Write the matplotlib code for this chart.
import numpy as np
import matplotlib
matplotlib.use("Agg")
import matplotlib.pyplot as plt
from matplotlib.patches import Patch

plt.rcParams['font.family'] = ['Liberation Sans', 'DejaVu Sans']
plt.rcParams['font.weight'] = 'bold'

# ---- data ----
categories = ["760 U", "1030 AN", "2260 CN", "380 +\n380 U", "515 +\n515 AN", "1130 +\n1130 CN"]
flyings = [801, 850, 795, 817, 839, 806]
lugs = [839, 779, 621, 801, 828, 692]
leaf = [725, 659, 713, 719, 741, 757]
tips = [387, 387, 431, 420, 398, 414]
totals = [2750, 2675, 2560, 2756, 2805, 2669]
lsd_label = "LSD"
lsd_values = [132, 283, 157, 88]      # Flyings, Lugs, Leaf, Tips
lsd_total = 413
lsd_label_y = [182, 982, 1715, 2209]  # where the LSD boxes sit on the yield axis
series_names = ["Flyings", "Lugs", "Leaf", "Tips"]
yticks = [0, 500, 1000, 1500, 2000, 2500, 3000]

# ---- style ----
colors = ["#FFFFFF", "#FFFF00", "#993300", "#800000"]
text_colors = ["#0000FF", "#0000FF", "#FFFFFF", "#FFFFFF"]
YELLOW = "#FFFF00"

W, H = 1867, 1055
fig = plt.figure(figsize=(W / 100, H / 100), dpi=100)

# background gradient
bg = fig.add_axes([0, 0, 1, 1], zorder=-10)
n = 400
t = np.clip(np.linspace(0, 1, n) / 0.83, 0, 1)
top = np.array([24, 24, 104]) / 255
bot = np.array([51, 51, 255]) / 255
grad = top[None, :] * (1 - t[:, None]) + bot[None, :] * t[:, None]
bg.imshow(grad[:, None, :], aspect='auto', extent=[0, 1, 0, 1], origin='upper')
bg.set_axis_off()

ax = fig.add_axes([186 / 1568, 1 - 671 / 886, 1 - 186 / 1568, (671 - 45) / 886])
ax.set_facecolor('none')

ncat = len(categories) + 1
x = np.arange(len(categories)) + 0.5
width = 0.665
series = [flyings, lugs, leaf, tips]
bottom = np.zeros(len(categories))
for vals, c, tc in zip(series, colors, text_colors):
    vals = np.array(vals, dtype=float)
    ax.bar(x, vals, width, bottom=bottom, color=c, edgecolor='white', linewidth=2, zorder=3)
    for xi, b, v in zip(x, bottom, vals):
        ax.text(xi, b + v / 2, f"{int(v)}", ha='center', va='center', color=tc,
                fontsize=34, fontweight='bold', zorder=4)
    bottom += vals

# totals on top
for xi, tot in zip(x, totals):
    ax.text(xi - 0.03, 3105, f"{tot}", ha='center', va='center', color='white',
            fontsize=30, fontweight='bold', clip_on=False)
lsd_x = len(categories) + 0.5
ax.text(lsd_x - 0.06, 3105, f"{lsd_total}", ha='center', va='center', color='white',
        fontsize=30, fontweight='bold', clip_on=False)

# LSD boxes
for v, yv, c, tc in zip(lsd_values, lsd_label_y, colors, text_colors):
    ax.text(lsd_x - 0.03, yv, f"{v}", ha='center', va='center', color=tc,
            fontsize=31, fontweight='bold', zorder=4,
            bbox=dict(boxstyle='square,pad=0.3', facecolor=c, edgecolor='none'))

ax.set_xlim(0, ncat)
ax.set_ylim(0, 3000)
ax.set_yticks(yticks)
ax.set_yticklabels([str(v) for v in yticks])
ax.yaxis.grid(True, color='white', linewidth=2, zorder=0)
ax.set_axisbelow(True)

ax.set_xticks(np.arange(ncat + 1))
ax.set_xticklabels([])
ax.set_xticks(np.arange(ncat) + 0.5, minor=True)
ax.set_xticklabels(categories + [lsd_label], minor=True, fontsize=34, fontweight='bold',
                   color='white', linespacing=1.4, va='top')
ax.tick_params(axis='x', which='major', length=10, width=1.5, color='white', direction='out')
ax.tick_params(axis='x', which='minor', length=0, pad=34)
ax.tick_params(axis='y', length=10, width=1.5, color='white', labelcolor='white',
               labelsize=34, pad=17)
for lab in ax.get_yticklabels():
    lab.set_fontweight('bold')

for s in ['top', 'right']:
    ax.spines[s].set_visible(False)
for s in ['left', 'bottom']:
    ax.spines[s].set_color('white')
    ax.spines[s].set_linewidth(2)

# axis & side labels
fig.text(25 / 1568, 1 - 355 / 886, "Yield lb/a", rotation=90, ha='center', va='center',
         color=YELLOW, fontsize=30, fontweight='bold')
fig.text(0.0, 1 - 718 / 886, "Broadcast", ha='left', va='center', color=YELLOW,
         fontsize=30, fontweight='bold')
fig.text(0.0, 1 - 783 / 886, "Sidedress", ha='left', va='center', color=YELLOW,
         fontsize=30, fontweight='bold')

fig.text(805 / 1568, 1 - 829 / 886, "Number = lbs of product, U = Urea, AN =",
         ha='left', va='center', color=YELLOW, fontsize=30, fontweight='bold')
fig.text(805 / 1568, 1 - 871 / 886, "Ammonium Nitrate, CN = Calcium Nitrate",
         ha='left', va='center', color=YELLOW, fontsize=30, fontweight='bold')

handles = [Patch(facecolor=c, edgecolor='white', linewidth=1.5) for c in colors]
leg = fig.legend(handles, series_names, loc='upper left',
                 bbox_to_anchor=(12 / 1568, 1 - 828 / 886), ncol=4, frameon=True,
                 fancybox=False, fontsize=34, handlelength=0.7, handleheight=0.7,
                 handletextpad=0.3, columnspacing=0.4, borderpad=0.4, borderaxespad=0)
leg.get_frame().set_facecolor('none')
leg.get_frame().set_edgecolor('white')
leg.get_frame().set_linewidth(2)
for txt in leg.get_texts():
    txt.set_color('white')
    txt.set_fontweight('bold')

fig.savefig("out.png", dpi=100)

........

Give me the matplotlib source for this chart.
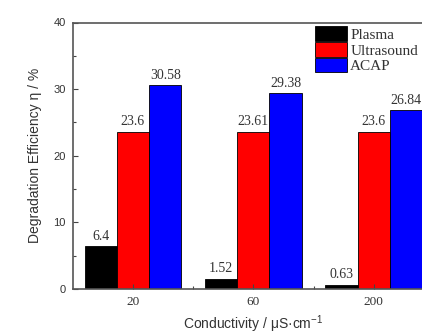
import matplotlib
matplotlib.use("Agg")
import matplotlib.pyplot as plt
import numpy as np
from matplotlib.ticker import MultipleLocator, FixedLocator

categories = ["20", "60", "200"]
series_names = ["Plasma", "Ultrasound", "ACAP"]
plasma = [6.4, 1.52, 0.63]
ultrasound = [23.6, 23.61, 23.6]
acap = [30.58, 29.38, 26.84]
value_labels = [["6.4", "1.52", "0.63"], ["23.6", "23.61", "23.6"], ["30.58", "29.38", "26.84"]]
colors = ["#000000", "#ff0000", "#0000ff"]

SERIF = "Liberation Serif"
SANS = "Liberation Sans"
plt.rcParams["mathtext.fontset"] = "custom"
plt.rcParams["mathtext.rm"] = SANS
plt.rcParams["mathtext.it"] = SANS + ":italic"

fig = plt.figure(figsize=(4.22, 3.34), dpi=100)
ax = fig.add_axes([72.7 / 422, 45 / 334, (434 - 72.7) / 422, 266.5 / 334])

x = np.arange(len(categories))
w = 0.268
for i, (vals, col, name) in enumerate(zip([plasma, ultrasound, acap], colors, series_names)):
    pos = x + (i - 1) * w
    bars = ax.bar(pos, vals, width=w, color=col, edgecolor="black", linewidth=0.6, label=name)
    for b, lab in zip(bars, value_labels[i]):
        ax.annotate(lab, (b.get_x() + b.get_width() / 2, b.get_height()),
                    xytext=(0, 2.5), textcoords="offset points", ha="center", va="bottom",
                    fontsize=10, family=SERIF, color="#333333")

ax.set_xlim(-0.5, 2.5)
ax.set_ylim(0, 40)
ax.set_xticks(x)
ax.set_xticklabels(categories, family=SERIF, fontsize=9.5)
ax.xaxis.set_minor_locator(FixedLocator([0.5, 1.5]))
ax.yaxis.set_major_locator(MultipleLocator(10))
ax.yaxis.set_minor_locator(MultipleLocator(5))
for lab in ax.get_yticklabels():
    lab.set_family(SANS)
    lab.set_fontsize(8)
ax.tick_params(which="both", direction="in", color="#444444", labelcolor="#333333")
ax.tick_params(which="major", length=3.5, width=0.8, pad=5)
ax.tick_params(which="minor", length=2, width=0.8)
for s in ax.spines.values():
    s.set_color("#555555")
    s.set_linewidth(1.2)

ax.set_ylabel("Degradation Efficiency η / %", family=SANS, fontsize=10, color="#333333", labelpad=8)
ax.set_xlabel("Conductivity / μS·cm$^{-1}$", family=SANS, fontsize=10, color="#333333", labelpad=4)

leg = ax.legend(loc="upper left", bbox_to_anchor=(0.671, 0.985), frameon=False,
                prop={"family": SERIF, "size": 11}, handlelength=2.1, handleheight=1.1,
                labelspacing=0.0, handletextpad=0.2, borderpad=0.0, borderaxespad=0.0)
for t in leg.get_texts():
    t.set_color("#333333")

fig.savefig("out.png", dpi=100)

........

### TASK DETAILS
Reproduce exactly the lines from the line with "Write the matplotlib code for this chart." through the line with "fig = plt.figure(figsize=(W", both end lines included, and only those lines.

### OUTPUT
Write the matplotlib code for this chart.
import numpy as np
import matplotlib
matplotlib.use("Agg")
import matplotlib.pyplot as plt
from matplotlib.patches import Patch

plt.rcParams['font.family'] = ['Liberation Sans', 'DejaVu Sans']
plt.rcParams['font.weight'] = 'bold'

# ---- data ----
categories = ["760 U", "1030 AN", "2260 CN", "380 +\n380 U", "515 +\n515 AN", "1130 +\n1130 CN"]
flyings = [801, 850, 795, 817, 839, 806]
lugs = [839, 779, 621, 801, 828, 692]
leaf = [725, 659, 713, 719, 741, 757]
tips = [387, 387, 431, 420, 398, 414]
totals = [2750, 2675, 2560, 2756, 2805, 2669]
lsd_label = "LSD"
lsd_values = [132, 283, 157, 88]      # Flyings, Lugs, Leaf, Tips
lsd_total = 413
lsd_label_y = [182, 982, 1715, 2209]  # where the LSD boxes sit on the yield axis
series_names = ["Flyings", "Lugs", "Leaf", "Tips"]
yticks = [0, 500, 1000, 1500, 2000, 2500, 3000]

# ---- style ----
colors = ["#FFFFFF", "#FFFF00", "#993300", "#800000"]
text_colors = ["#0000FF", "#0000FF", "#FFFFFF", "#FFFFFF"]
YELLOW = "#FFFF00"

W, H = 1867, 1055
fig = plt.figure(figsize=(W / 100, H / 100), dpi=100)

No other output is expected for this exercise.